Title:Random Variation Aware Hardware Trojan Detection Through Power Based Side-Channel Analysis*
Abstract:
Hardware security has become a growing concern in the design and test of chips since its manufacturing processes are becoming increasingly vulnerable due to malicious activities and alterations. These malicious addition and modification of circuits done by the intruders are commonly referred to as hardware Trojan (HT). Currently, power based side channel analysis is one of the most promising techniques in detecting HT. Due to elevated process variations, especially random variation as process technology nodes are rapidly scaled down; obtaining high detection sensitivity using power based side channel analysis is becoming a very challenging task.
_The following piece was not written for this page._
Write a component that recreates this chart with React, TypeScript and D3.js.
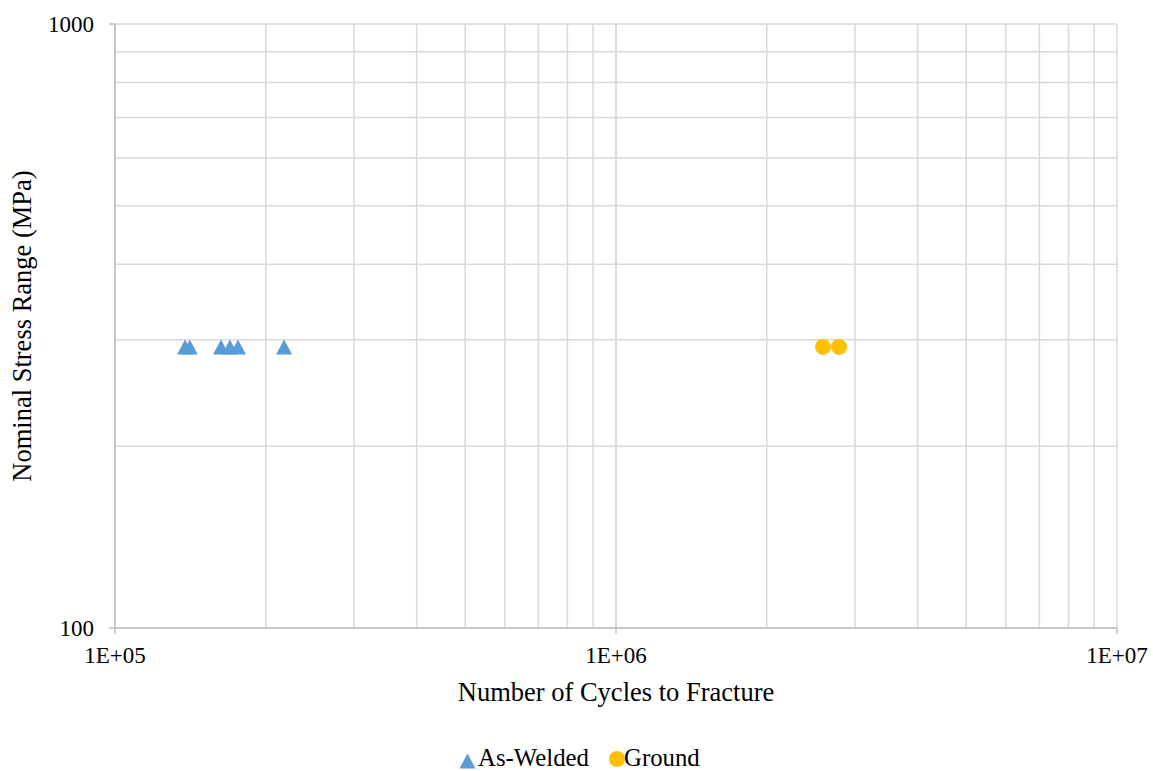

To overcome this challenge, in this thesis, initially, the impact of random variation in detecting HT is analyzed. To accomplish this task, Mote Carlo simulation environment is established for analyzing dynamic power distribution due to random process variation. Based on the analysis of dynamic power variation, a new HT detection condition is proposed considering random process variation. Therefore, we propose a new HT detection method ANP (Arbitrary neighboring test pattern pair comparison) based on the new HT detection condition. Finally, detectability is evaluated by injecting two type of HTs in benchmark circuits. ANP shows relatively high detectability (ex:100%) for medium size HT (0.3-0.4% to a whole circuit) and 24%-100% for a small HT (0.07%-0.09% for some circuits) for moderate random variation (0-1% standard deviation for delay variation) and still show some possibility of detection for elevated random variation (2 - 5% standard deviation for delay variation).